For the first time, umbrella companies are heading into formal statutory regulation. The Employment Rights Act 2025 will bring the sector inside a recognised legal framework from April 2027.
Some of the detail is still being developed. Secondary legislation, statutory guidance, and the Fair Work Agency’s operational model are all subject to further consultation. But the direction is settled. Umbrella companies will be regulated entities. The question is whether your business will be ready when the rules land.
What the Employment Rights Act Confirms
The Employment Rights Act 2025 extends the legal definition of “employment business” to include umbrella companies. That places umbrella employers inside the Employment Agency Standards framework, giving the Fair Work Agency direct oversight powers over how they treat workers.
In practical terms, the regulatory framework will cover:
- Transparency of worker terms and pay arrangements
- Holiday pay calculation and record-keeping obligations
- Statutory Sick Pay compliance
- Prohibition on unlawful deductions from workers’ pay
The FWA brings with it inspection powers, the ability to impose financial penalties, and a six-year recovery window for underpaid amounts. These are not advisory standards. They are enforceable obligations, and umbrella companies will be held to them in the same way that employment agencies have been held to the EAS framework.
The specifics of how the FWA will operate, what its investigation procedures will look like, and what documentation it will expect are still being consulted on. We will update our Members as that guidance is confirmed.
Why Preparation Cannot Wait Until 2027
There is a temptation to treat the 2027 changes as a future problem. We understand it. The industry has already absorbed joint and several liability (live from 6th April 2026), the Fair Work Agency’s launch, and the overhaul of Statutory Sick Pay. Another regulatory change can feel distant.
But compliance infrastructure is not built overnight. The umbrella companies that will navigate 2027 most effectively are those that are building the right processes now, not those that attempt to retrofit them in the months before the rules come into force.
That means documented compliance frameworks that would survive regulatory scrutiny. It means independent assessment against a recognised standard, not self-certification. It means payslip transparency, accurate records, and worker communication that holds up when an inspector asks to see it.
These are not aspirational targets. They are the operating baseline that the regulatory framework is converging towards.

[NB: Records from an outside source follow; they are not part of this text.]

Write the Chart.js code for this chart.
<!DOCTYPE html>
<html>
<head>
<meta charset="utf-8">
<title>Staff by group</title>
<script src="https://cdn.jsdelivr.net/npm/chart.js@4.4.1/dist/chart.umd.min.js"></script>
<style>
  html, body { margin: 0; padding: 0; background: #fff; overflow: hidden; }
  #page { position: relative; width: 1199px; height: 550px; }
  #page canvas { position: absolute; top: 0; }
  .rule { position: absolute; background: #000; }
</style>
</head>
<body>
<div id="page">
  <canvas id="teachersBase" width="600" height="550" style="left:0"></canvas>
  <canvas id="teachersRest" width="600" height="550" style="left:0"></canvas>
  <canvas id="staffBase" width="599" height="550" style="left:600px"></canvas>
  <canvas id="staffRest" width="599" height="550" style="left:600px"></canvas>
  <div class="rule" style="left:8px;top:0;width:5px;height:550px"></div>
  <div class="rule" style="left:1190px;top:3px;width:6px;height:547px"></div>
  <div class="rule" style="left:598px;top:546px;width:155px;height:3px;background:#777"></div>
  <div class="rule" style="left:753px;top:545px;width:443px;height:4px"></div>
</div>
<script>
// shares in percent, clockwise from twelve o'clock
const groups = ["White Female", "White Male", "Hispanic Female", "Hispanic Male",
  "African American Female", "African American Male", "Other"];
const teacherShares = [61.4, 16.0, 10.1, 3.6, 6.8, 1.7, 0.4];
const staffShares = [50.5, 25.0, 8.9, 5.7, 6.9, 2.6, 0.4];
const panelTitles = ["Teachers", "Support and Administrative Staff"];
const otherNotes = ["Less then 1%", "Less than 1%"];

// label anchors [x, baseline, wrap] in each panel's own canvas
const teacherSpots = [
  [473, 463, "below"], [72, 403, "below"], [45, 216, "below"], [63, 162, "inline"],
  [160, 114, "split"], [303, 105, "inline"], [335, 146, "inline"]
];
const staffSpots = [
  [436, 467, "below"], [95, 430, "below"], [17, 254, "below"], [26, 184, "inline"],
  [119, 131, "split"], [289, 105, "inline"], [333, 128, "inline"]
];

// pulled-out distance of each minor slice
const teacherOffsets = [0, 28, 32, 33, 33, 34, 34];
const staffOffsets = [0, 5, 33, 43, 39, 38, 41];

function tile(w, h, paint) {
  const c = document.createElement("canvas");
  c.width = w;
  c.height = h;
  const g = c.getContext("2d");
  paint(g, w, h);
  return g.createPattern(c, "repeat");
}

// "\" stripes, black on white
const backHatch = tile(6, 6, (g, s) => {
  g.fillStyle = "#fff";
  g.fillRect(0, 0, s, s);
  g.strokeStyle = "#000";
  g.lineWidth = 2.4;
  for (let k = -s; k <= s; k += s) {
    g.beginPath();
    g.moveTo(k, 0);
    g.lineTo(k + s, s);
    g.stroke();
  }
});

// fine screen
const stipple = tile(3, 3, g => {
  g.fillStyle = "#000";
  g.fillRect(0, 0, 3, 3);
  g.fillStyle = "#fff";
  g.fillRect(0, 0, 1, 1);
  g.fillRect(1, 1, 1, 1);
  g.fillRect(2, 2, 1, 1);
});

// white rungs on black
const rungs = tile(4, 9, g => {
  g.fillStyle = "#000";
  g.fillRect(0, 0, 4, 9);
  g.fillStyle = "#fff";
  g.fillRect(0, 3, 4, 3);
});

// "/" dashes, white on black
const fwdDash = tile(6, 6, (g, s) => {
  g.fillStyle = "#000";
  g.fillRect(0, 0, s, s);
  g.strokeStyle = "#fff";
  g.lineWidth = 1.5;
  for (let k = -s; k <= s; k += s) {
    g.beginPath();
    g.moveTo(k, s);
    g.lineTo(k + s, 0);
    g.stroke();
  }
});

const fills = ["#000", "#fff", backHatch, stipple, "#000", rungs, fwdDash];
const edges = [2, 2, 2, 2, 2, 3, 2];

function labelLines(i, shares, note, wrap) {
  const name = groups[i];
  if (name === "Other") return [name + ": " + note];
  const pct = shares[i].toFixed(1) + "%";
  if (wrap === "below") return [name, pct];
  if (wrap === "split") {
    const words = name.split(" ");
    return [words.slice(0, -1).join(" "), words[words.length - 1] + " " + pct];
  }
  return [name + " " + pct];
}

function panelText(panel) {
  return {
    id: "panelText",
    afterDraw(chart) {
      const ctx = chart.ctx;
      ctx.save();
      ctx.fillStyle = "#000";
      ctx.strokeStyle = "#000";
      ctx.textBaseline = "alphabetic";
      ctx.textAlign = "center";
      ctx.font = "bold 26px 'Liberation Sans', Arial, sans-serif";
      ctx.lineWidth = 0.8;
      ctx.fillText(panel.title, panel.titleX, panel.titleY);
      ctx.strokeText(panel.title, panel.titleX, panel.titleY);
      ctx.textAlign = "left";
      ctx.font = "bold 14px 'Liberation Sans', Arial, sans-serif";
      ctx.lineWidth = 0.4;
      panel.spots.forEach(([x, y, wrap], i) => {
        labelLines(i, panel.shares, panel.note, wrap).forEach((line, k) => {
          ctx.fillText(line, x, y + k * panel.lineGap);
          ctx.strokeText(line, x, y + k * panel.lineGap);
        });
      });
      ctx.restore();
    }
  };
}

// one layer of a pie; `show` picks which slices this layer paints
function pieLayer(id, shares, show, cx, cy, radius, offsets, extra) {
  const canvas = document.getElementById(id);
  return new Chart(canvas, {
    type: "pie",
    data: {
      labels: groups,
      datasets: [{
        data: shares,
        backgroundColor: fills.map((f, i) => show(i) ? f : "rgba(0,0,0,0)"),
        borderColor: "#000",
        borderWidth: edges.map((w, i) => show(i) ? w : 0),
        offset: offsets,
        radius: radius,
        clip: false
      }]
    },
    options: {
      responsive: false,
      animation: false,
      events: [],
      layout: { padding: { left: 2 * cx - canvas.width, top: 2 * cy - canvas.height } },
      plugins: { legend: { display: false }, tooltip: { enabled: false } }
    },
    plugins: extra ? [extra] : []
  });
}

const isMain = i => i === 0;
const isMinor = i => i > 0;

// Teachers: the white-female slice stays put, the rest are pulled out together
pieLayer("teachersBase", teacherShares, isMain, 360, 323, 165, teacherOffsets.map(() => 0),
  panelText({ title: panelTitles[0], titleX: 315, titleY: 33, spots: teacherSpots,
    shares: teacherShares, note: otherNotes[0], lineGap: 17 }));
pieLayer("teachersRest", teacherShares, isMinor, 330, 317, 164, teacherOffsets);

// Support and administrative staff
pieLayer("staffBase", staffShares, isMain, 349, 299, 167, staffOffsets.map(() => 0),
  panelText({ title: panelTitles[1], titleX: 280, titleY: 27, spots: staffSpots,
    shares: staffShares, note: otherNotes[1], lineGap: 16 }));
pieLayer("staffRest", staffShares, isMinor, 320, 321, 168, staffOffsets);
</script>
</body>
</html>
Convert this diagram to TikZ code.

Our Role in What Comes Next
FCSA has engaged with government throughout the development of the Employment Rights Act. We will continue doing so as secondary legislation and FWA guidance takes shape.
Our Codes of Compliance were developed to set the standard that regulators should ultimately expect. Members who have been independently assessed under that standard will enter the 2027 regime from a position of demonstrable compliance. Those who have relied on self-assessment or informal internal review alone will face a harder transition.
Our position has not changed. Strong, independently verified standards protect workers, benefit legitimate operators, and give agencies the confidence to build supply chains they can stand behind. Regulation that reflects those principles is something we welcome.